* Short task
Give the data again exactly as written, skipping any pictures.

* Source material
________________

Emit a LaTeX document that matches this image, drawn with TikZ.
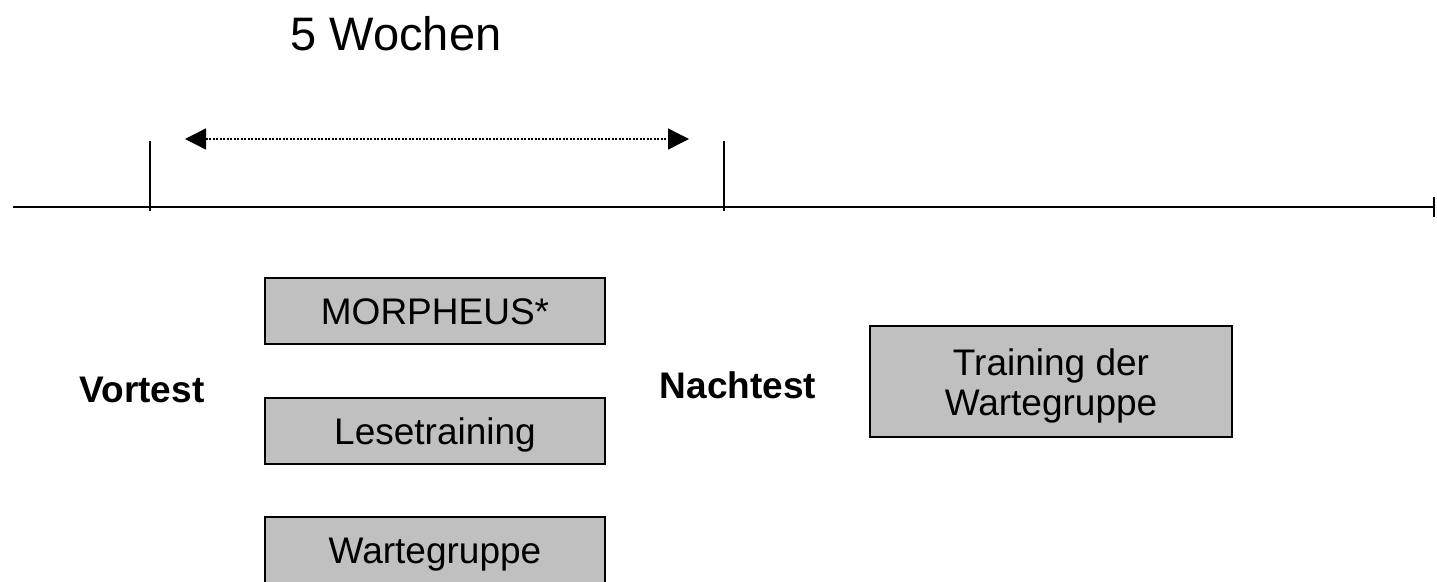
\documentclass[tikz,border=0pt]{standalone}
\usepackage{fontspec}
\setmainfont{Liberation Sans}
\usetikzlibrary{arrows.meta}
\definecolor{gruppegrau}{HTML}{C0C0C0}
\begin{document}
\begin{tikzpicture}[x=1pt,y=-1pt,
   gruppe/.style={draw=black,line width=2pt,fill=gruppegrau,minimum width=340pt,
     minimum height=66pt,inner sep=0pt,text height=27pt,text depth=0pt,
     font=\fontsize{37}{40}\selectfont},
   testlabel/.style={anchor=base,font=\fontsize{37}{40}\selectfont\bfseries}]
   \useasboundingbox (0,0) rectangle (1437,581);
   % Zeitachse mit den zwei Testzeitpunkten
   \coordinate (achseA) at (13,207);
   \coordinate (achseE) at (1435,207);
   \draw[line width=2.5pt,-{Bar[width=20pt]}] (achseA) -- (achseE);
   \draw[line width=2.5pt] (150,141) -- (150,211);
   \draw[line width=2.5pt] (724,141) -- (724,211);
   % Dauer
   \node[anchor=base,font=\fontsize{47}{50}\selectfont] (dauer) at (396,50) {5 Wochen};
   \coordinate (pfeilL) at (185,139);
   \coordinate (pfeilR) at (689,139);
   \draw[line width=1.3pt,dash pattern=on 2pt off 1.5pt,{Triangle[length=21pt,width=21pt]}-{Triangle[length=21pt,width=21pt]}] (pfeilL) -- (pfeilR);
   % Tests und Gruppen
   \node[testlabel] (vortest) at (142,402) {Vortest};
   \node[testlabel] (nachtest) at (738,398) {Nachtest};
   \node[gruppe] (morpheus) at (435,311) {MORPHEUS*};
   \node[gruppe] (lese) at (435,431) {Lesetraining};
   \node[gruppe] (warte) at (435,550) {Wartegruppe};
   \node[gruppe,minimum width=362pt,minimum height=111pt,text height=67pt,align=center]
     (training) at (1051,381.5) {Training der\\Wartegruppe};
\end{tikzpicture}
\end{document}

________________

* Exercise solution
Emit a LaTeX document that matches this image, drawn with TikZ.
\documentclass[tikz,border=0pt]{standalone}
\usepackage{fontspec}
\setmainfont{Liberation Sans}
\usetikzlibrary{arrows.meta}
\definecolor{gruppegrau}{HTML}{C0C0C0}
\begin{document}
\begin{tikzpicture}[x=1pt,y=-1pt,
   gruppe/.style={draw=black,line width=2pt,fill=gruppegrau,minimum width=340pt,
     minimum height=66pt,inner sep=0pt,text height=27pt,text depth=0pt,
     font=\fontsize{37}{40}\selectfont},
   testlabel/.style={anchor=base,font=\fontsize{37}{40}\selectfont\bfseries}]
   \useasboundingbox (0,0) rectangle (1437,581);
   % Zeitachse mit den zwei Testzeitpunkten
   \coordinate (achseA) at (13,207);
   \coordinate (achseE) at (1435,207);
   \draw[line width=2.5pt,-{Bar[width=20pt]}] (achseA) -- (achseE);
   \draw[line width=2.5pt] (150,141) -- (150,211);
   \draw[line width=2.5pt] (724,141) -- (724,211);
   % Dauer
   \node[anchor=base,font=\fontsize{47}{50}\selectfont] (dauer) at (396,50) {5 Wochen};
   \coordinate (pfeilL) at (185,139);
   \coordinate (pfeilR) at (689,139);
   \draw[line width=1.3pt,dash pattern=on 2pt off 1.5pt,{Triangle[length=21pt,width=21pt]}-{Triangle[length=21pt,width=21pt]}] (pfeilL) -- (pfeilR);
   % Tests und Gruppen
   \node[testlabel] (vortest) at (142,402) {Vortest};
   \node[testlabel] (nachtest) at (738,398) {Nachtest};
   \node[gruppe] (morpheus) at (435,311) {MORPHEUS*};
   \node[gruppe] (lese) at (435,431) {Lesetraining};
   \node[gruppe] (warte) at (435,550) {Wartegruppe};
   \node[gruppe,minimum width=362pt,minimum height=111pt,text height=67pt,align=center]
     (training) at (1051,381.5) {Training der\\Wartegruppe};
\end{tikzpicture}
\end{document}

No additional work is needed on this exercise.